-- WHAT THE EXERCISE ASKS --
Reproduce the listing below without changes, except that pictures are left out.

-- DATA SECTION --

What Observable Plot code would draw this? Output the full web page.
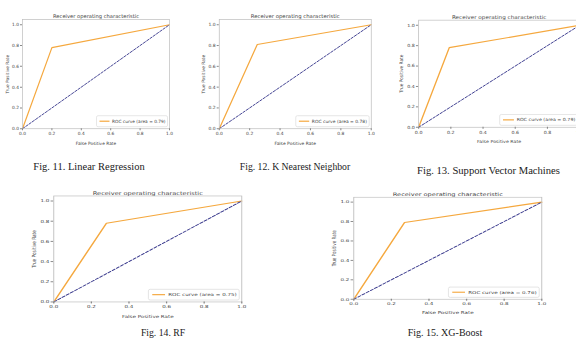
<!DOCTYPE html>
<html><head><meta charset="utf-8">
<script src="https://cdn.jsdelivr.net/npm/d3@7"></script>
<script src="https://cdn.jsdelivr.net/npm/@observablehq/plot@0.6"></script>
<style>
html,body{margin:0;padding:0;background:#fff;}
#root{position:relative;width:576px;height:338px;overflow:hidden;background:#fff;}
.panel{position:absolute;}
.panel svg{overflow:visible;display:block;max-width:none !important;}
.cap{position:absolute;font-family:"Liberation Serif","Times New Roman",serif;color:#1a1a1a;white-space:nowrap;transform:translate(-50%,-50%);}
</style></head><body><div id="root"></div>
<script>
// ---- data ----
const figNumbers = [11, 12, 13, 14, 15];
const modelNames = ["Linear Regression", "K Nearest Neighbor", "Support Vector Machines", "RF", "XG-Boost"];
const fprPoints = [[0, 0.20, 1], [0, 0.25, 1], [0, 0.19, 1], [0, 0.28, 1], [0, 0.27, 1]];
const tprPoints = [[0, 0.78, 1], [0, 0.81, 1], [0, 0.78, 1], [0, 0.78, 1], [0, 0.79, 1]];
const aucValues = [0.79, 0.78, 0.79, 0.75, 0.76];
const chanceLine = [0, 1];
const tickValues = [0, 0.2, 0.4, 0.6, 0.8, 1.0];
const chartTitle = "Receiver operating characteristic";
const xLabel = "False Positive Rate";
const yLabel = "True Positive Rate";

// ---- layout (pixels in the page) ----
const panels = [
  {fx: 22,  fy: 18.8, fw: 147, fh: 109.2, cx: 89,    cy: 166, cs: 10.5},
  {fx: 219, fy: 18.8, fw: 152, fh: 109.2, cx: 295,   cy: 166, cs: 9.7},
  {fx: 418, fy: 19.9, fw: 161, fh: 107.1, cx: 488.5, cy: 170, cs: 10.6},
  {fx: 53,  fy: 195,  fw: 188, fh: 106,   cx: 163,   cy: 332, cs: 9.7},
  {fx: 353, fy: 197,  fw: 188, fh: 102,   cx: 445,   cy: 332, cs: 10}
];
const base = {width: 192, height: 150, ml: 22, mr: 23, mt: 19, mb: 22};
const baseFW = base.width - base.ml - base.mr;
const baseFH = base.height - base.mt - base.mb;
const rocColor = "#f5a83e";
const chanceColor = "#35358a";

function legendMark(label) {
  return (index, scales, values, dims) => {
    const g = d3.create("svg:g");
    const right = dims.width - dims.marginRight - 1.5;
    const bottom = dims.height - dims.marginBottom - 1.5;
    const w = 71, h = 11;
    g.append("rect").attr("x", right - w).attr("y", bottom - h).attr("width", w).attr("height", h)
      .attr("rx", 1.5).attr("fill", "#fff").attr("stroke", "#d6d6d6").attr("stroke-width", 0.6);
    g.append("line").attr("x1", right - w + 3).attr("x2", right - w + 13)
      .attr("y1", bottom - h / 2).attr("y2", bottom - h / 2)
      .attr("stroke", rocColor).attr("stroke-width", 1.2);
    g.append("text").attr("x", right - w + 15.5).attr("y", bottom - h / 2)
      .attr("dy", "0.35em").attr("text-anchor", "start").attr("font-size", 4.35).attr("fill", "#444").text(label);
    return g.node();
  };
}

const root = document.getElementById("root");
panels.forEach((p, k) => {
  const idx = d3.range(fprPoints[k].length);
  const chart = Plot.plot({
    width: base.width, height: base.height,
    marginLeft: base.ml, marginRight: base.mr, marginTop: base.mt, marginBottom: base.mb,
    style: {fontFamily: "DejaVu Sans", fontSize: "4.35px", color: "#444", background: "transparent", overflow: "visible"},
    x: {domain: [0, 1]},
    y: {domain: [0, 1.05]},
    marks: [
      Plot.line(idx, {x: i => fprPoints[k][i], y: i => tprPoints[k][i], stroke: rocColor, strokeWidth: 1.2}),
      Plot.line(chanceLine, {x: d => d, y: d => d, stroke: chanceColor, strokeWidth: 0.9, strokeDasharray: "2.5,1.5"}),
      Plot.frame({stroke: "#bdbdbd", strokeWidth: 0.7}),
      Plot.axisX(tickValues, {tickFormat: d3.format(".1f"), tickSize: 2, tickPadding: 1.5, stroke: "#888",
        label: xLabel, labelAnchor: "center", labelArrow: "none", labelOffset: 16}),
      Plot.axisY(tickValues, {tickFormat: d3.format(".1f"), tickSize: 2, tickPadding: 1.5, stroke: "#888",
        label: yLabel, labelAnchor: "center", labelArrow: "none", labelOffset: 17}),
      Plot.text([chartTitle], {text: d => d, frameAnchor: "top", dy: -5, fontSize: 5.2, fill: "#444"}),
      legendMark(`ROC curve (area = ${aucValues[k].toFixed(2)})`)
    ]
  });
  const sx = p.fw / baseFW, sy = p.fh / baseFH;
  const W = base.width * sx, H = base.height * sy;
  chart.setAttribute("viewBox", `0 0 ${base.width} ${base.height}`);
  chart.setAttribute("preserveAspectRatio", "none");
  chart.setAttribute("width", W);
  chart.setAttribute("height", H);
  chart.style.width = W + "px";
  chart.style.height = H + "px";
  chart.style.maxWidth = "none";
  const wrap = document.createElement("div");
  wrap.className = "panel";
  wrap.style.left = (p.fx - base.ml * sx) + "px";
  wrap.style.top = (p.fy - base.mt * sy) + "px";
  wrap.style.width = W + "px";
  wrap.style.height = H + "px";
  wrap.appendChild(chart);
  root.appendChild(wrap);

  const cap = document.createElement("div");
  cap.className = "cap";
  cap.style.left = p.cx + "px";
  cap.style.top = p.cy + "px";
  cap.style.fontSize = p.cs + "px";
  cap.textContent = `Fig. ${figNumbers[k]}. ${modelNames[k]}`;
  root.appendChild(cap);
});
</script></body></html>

-- RESULT FOR THIS TASK --
What Observable Plot code would draw this? Output the full web page.
<!DOCTYPE html>
<html><head><meta charset="utf-8">
<script src="https://cdn.jsdelivr.net/npm/d3@7"></script>
<script src="https://cdn.jsdelivr.net/npm/@observablehq/plot@0.6"></script>
<style>
html,body{margin:0;padding:0;background:#fff;}
#root{position:relative;width:576px;height:338px;overflow:hidden;background:#fff;}
.panel{position:absolute;}
.panel svg{overflow:visible;display:block;max-width:none !important;}
.cap{position:absolute;font-family:"Liberation Serif","Times New Roman",serif;color:#1a1a1a;white-space:nowrap;transform:translate(-50%,-50%);}
</style></head><body><div id="root"></div>
<script>
// ---- data ----
const figNumbers = [11, 12, 13, 14, 15];
const modelNames = ["Linear Regression", "K Nearest Neighbor", "Support Vector Machines", "RF", "XG-Boost"];
const fprPoints = [[0, 0.20, 1], [0, 0.25, 1], [0, 0.19, 1], [0, 0.28, 1], [0, 0.27, 1]];
const tprPoints = [[0, 0.78, 1], [0, 0.81, 1], [0, 0.78, 1], [0, 0.78, 1], [0, 0.79, 1]];
const aucValues = [0.79, 0.78, 0.79, 0.75, 0.76];
const chanceLine = [0, 1];
const tickValues = [0, 0.2, 0.4, 0.6, 0.8, 1.0];
const chartTitle = "Receiver operating characteristic";
const xLabel = "False Positive Rate";
const yLabel = "True Positive Rate";

// ---- layout (pixels in the page) ----
const panels = [
  {fx: 22,  fy: 18.8, fw: 147, fh: 109.2, cx: 89,    cy: 166, cs: 10.5},
  {fx: 219, fy: 18.8, fw: 152, fh: 109.2, cx: 295,   cy: 166, cs: 9.7},
  {fx: 418, fy: 19.9, fw: 161, fh: 107.1, cx: 488.5, cy: 170, cs: 10.6},
  {fx: 53,  fy: 195,  fw: 188, fh: 106,   cx: 163,   cy: 332, cs: 9.7},
  {fx: 353, fy: 197,  fw: 188, fh: 102,   cx: 445,   cy: 332, cs: 10}
];
const base = {width: 192, height: 150, ml: 22, mr: 23, mt: 19, mb: 22};
const baseFW = base.width - base.ml - base.mr;
const baseFH = base.height - base.mt - base.mb;
const rocColor = "#f5a83e";
const chanceColor = "#35358a";

function legendMark(label) {
  return (index, scales, values, dims) => {
    const g = d3.create("svg:g");
    const right = dims.width - dims.marginRight - 1.5;
    const bottom = dims.height - dims.marginBottom - 1.5;
    const w = 71, h = 11;
    g.append("rect").attr("x", right - w).attr("y", bottom - h).attr("width", w).attr("height", h)
      .attr("rx", 1.5).attr("fill", "#fff").attr("stroke", "#d6d6d6").attr("stroke-width", 0.6);
    g.append("line").attr("x1", right - w + 3).attr("x2", right - w + 13)
      .attr("y1", bottom - h / 2).attr("y2", bottom - h / 2)
      .attr("stroke", rocColor).attr("stroke-width", 1.2);
    g.append("text").attr("x", right - w + 15.5).attr("y", bottom - h / 2)
      .attr("dy", "0.35em").attr("text-anchor", "start").attr("font-size", 4.35).attr("fill", "#444").text(label);
    return g.node();
  };
}

const root = document.getElementById("root");
panels.forEach((p, k) => {
  const idx = d3.range(fprPoints[k].length);
  const chart = Plot.plot({
    width: base.width, height: base.height,
    marginLeft: base.ml, marginRight: base.mr, marginTop: base.mt, marginBottom: base.mb,
    style: {fontFamily: "DejaVu Sans", fontSize: "4.35px", color: "#444", background: "transparent", overflow: "visible"},
    x: {domain: [0, 1]},
    y: {domain: [0, 1.05]},
    marks: [
      Plot.line(idx, {x: i => fprPoints[k][i], y: i => tprPoints[k][i], stroke: rocColor, strokeWidth: 1.2}),
      Plot.line(chanceLine, {x: d => d, y: d => d, stroke: chanceColor, strokeWidth: 0.9, strokeDasharray: "2.5,1.5"}),
      Plot.frame({stroke: "#bdbdbd", strokeWidth: 0.7}),
      Plot.axisX(tickValues, {tickFormat: d3.format(".1f"), tickSize: 2, tickPadding: 1.5, stroke: "#888",
        label: xLabel, labelAnchor: "center", labelArrow: "none", labelOffset: 16}),
      Plot.axisY(tickValues, {tickFormat: d3.format(".1f"), tickSize: 2, tickPadding: 1.5, stroke: "#888",
        label: yLabel, labelAnchor: "center", labelArrow: "none", labelOffset: 17}),
      Plot.text([chartTitle], {text: d => d, frameAnchor: "top", dy: -5, fontSize: 5.2, fill: "#444"}),
      legendMark(`ROC curve (area = ${aucValues[k].toFixed(2)})`)
    ]
  });
  const sx = p.fw / baseFW, sy = p.fh / baseFH;
  const W = base.width * sx, H = base.height * sy;
  chart.setAttribute("viewBox", `0 0 ${base.width} ${base.height}`);
  chart.setAttribute("preserveAspectRatio", "none");
  chart.setAttribute("width", W);
  chart.setAttribute("height", H);
  chart.style.width = W + "px";
  chart.style.height = H + "px";
  chart.style.maxWidth = "none";
  const wrap = document.createElement("div");
  wrap.className = "panel";
  wrap.style.left = (p.fx - base.ml * sx) + "px";
  wrap.style.top = (p.fy - base.mt * sy) + "px";
  wrap.style.width = W + "px";
  wrap.style.height = H + "px";
  wrap.appendChild(chart);
  root.appendChild(wrap);

  const cap = document.createElement("div");
  cap.className = "cap";
  cap.style.left = p.cx + "px";
  cap.style.top = p.cy + "px";
  cap.style.fontSize = p.cs + "px";
  cap.textContent = `Fig. ${figNumbers[k]}. ${modelNames[k]}`;
  root.appendChild(cap);
});
</script></body></html>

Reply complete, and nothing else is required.